--- Start of Stored data ---

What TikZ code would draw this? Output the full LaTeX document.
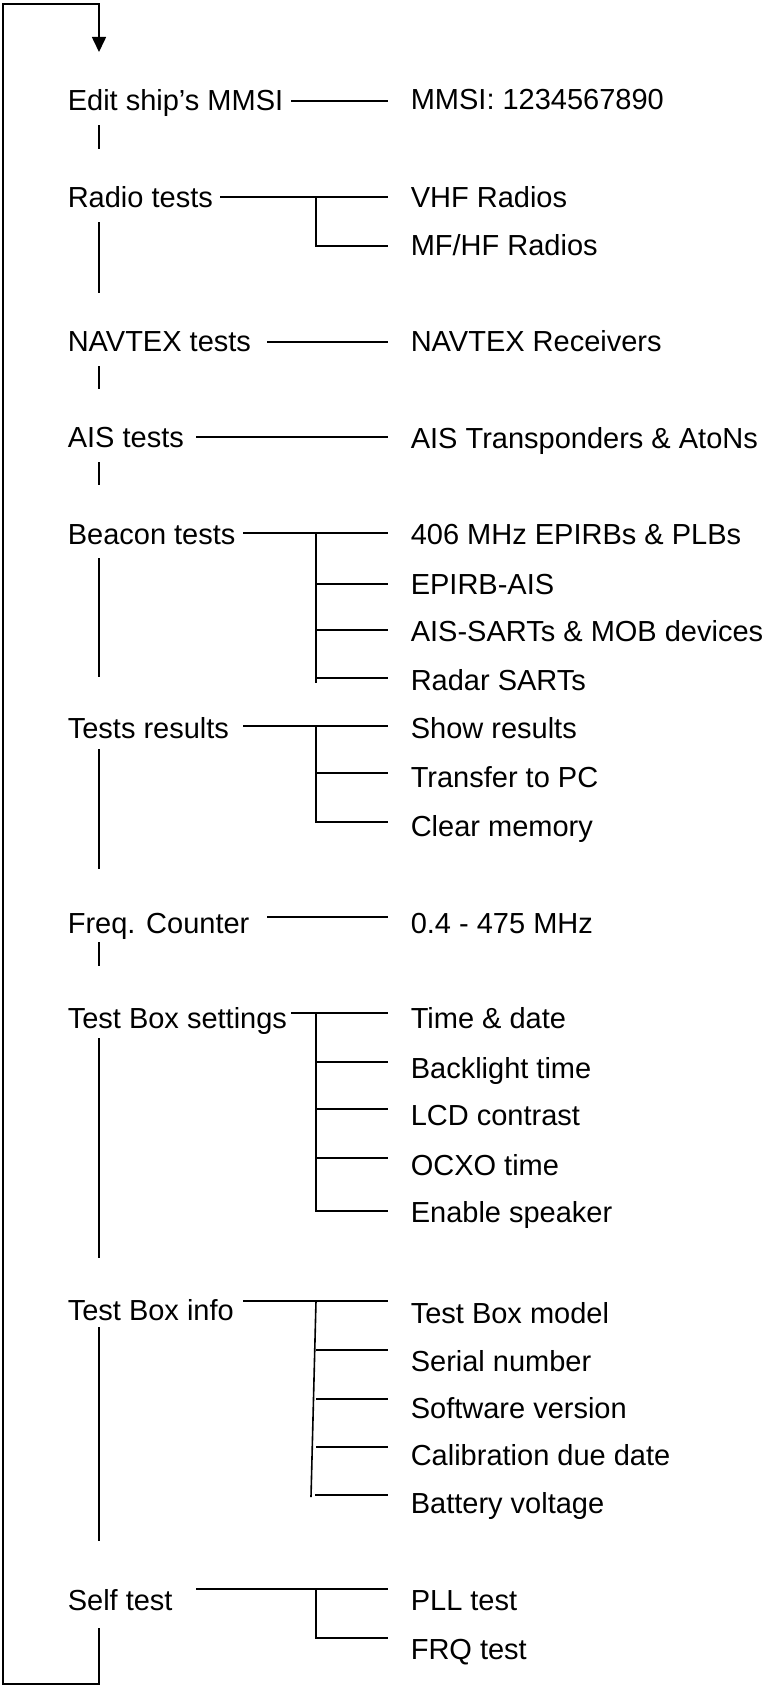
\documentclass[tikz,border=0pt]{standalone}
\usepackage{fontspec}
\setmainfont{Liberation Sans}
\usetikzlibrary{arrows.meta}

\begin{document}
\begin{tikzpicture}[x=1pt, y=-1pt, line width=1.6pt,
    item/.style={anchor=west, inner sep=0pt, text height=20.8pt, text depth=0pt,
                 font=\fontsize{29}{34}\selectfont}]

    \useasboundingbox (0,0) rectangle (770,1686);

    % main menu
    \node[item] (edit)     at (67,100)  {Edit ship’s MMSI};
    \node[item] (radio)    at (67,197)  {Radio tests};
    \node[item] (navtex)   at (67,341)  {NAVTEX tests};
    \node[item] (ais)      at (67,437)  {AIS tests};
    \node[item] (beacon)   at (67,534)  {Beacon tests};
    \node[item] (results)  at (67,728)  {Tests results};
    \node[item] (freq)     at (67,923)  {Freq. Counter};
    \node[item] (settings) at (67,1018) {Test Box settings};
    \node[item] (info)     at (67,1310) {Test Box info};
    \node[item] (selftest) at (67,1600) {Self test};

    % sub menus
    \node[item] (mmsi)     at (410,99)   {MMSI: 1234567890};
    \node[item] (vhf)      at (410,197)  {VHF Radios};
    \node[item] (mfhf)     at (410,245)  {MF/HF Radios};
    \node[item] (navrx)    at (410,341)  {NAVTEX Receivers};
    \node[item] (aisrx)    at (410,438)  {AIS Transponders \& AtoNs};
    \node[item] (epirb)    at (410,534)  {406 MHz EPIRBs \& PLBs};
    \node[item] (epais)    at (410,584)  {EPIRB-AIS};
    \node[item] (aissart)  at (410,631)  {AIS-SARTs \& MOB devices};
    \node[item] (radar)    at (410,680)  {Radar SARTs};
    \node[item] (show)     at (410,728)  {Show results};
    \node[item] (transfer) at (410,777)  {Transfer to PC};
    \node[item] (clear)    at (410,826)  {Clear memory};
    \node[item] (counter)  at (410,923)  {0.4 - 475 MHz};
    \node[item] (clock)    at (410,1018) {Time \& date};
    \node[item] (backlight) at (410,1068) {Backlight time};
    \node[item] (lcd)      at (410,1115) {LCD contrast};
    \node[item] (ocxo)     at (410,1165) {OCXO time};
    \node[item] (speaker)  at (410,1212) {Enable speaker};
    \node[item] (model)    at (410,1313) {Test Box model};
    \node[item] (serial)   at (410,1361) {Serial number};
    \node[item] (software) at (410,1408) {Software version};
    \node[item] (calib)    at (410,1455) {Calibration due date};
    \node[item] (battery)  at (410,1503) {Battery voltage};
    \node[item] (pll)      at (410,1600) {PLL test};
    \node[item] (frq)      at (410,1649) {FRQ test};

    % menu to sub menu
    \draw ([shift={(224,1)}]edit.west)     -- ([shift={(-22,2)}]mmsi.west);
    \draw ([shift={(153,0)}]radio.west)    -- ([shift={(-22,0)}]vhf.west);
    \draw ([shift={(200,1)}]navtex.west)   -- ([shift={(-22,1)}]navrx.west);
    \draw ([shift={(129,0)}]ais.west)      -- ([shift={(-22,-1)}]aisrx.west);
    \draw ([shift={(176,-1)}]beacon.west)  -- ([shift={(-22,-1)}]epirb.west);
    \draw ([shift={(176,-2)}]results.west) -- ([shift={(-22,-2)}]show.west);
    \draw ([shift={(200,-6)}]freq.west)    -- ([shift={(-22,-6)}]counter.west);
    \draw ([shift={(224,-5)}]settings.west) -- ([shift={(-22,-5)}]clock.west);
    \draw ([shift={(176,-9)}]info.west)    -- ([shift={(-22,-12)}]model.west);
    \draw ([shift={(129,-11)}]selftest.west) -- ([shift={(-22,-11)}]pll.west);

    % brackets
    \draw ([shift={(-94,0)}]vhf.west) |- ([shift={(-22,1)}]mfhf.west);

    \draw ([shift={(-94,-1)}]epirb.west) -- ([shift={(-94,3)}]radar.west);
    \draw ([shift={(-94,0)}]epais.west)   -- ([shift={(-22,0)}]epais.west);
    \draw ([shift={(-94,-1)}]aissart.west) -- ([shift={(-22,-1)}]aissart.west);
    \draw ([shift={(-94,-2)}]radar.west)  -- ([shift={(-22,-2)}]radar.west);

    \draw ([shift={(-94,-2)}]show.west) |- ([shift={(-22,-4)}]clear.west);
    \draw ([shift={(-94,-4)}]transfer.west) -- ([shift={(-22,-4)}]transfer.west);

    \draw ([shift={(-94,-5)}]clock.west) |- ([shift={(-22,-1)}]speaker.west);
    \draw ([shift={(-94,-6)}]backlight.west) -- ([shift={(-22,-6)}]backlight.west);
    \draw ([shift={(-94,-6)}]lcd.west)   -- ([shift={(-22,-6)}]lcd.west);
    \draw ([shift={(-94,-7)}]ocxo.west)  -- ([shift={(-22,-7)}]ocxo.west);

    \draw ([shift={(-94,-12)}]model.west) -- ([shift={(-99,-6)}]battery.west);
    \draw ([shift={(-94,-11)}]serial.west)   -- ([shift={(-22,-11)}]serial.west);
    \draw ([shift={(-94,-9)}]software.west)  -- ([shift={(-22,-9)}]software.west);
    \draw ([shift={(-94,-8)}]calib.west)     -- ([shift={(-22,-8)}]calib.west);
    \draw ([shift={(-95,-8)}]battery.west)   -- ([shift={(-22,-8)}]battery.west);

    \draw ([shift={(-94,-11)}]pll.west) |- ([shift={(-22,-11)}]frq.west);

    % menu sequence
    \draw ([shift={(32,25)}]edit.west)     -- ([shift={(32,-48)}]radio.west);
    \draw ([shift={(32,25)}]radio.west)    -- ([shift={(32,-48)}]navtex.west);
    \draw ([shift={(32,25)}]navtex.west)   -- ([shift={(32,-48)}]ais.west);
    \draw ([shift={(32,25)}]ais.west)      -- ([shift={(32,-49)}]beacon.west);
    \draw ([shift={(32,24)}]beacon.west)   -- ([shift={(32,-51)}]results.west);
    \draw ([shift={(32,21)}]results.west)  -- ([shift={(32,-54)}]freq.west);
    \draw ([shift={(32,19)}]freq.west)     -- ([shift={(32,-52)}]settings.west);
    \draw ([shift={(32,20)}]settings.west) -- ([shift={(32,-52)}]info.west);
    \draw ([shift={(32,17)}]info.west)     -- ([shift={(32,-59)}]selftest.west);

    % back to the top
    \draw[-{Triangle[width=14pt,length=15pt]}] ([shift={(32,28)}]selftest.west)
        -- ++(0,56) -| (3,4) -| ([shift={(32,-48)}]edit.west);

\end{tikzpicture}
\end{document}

--- End of Stored data ---

_Requirements_. Print the data above verbatim from the first line through the line holding "(selftest) at (67,1600)", leaving every picture out.

_Solution below_.
What TikZ code would draw this? Output the full LaTeX document.
\documentclass[tikz,border=0pt]{standalone}
\usepackage{fontspec}
\setmainfont{Liberation Sans}
\usetikzlibrary{arrows.meta}

\begin{document}
\begin{tikzpicture}[x=1pt, y=-1pt, line width=1.6pt,
    item/.style={anchor=west, inner sep=0pt, text height=20.8pt, text depth=0pt,
                 font=\fontsize{29}{34}\selectfont}]

    \useasboundingbox (0,0) rectangle (770,1686);

    % main menu
    \node[item] (edit)     at (67,100)  {Edit ship’s MMSI};
    \node[item] (radio)    at (67,197)  {Radio tests};
    \node[item] (navtex)   at (67,341)  {NAVTEX tests};
    \node[item] (ais)      at (67,437)  {AIS tests};
    \node[item] (beacon)   at (67,534)  {Beacon tests};
    \node[item] (results)  at (67,728)  {Tests results};
    \node[item] (freq)     at (67,923)  {Freq. Counter};
    \node[item] (settings) at (67,1018) {Test Box settings};
    \node[item] (info)     at (67,1310) {Test Box info};
    \node[item] (selftest) at (67,1600) {Self test};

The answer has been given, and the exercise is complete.